** START DATA **

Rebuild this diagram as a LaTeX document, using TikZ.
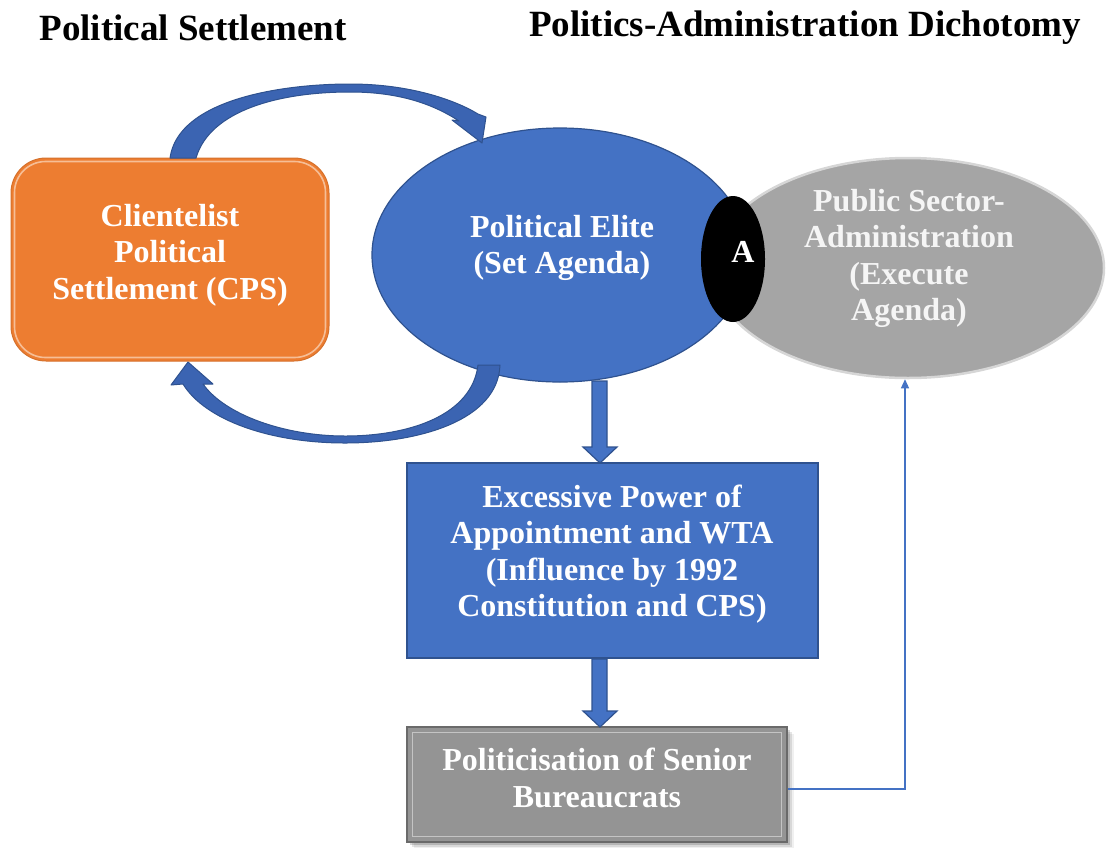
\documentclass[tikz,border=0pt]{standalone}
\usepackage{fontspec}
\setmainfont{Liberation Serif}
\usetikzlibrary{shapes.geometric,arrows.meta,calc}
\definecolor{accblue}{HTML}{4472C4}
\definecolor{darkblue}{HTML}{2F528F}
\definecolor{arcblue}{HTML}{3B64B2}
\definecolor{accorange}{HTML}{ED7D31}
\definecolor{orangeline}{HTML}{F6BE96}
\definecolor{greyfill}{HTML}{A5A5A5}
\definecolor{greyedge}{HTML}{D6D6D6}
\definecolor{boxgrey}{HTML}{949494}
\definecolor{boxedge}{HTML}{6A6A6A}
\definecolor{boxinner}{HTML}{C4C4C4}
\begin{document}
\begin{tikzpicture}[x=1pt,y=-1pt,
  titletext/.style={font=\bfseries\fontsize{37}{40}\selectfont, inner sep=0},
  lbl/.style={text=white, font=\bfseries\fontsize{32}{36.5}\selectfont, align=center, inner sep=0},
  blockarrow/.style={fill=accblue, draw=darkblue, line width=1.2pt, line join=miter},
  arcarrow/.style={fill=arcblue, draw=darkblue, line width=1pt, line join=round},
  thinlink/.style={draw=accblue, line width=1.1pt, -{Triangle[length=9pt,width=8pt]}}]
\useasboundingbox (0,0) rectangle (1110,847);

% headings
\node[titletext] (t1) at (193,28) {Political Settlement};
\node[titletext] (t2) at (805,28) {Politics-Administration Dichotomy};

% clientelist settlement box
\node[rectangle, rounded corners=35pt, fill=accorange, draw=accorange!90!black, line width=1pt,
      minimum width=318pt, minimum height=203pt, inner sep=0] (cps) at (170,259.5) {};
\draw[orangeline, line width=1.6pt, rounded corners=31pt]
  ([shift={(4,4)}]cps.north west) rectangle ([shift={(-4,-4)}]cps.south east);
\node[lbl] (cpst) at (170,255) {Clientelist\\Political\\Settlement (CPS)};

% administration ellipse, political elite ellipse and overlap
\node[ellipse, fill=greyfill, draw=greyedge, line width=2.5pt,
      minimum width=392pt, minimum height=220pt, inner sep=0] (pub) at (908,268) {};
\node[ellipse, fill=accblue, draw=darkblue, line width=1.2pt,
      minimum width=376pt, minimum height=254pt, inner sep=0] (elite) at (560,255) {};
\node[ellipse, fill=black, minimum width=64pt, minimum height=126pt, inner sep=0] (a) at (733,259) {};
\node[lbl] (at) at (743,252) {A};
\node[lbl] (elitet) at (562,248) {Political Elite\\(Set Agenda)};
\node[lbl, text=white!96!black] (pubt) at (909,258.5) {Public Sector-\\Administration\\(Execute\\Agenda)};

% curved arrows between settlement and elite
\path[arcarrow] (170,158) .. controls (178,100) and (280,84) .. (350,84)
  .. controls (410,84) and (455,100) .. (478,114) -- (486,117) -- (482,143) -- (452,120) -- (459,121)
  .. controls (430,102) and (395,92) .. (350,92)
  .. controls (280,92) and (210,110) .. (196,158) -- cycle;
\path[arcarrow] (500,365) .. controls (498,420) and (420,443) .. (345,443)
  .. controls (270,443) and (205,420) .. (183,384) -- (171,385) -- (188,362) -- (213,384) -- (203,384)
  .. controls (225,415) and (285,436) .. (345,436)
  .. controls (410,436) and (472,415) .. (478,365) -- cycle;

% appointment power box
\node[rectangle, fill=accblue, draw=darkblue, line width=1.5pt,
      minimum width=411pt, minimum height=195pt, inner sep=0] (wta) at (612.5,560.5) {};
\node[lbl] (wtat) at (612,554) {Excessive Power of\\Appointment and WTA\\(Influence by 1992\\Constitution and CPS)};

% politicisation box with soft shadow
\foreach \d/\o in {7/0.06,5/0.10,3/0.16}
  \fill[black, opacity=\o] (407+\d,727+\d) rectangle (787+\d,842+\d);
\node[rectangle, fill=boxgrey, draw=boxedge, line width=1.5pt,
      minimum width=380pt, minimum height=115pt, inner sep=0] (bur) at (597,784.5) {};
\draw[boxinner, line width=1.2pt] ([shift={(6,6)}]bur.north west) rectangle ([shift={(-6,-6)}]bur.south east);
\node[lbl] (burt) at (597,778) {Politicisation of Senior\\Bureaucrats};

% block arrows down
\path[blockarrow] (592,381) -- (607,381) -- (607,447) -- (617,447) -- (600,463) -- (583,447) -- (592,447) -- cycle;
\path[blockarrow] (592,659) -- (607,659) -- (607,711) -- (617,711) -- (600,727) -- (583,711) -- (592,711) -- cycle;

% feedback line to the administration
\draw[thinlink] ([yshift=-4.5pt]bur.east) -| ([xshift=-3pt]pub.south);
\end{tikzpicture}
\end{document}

** END DATA **

GOAL OF THE EXERCISE: Restate the material word for word from its first line through the line containing "(t2) at (805,28)", both included; the pictures do not belong in it.

ANSWER TO THE TASK:
Rebuild this diagram as a LaTeX document, using TikZ.
\documentclass[tikz,border=0pt]{standalone}
\usepackage{fontspec}
\setmainfont{Liberation Serif}
\usetikzlibrary{shapes.geometric,arrows.meta,calc}
\definecolor{accblue}{HTML}{4472C4}
\definecolor{darkblue}{HTML}{2F528F}
\definecolor{arcblue}{HTML}{3B64B2}
\definecolor{accorange}{HTML}{ED7D31}
\definecolor{orangeline}{HTML}{F6BE96}
\definecolor{greyfill}{HTML}{A5A5A5}
\definecolor{greyedge}{HTML}{D6D6D6}
\definecolor{boxgrey}{HTML}{949494}
\definecolor{boxedge}{HTML}{6A6A6A}
\definecolor{boxinner}{HTML}{C4C4C4}
\begin{document}
\begin{tikzpicture}[x=1pt,y=-1pt,
  titletext/.style={font=\bfseries\fontsize{37}{40}\selectfont, inner sep=0},
  lbl/.style={text=white, font=\bfseries\fontsize{32}{36.5}\selectfont, align=center, inner sep=0},
  blockarrow/.style={fill=accblue, draw=darkblue, line width=1.2pt, line join=miter},
  arcarrow/.style={fill=arcblue, draw=darkblue, line width=1pt, line join=round},
  thinlink/.style={draw=accblue, line width=1.1pt, -{Triangle[length=9pt,width=8pt]}}]
\useasboundingbox (0,0) rectangle (1110,847);

% headings
\node[titletext] (t1) at (193,28) {Political Settlement};
\node[titletext] (t2) at (805,28) {Politics-Administration Dichotomy};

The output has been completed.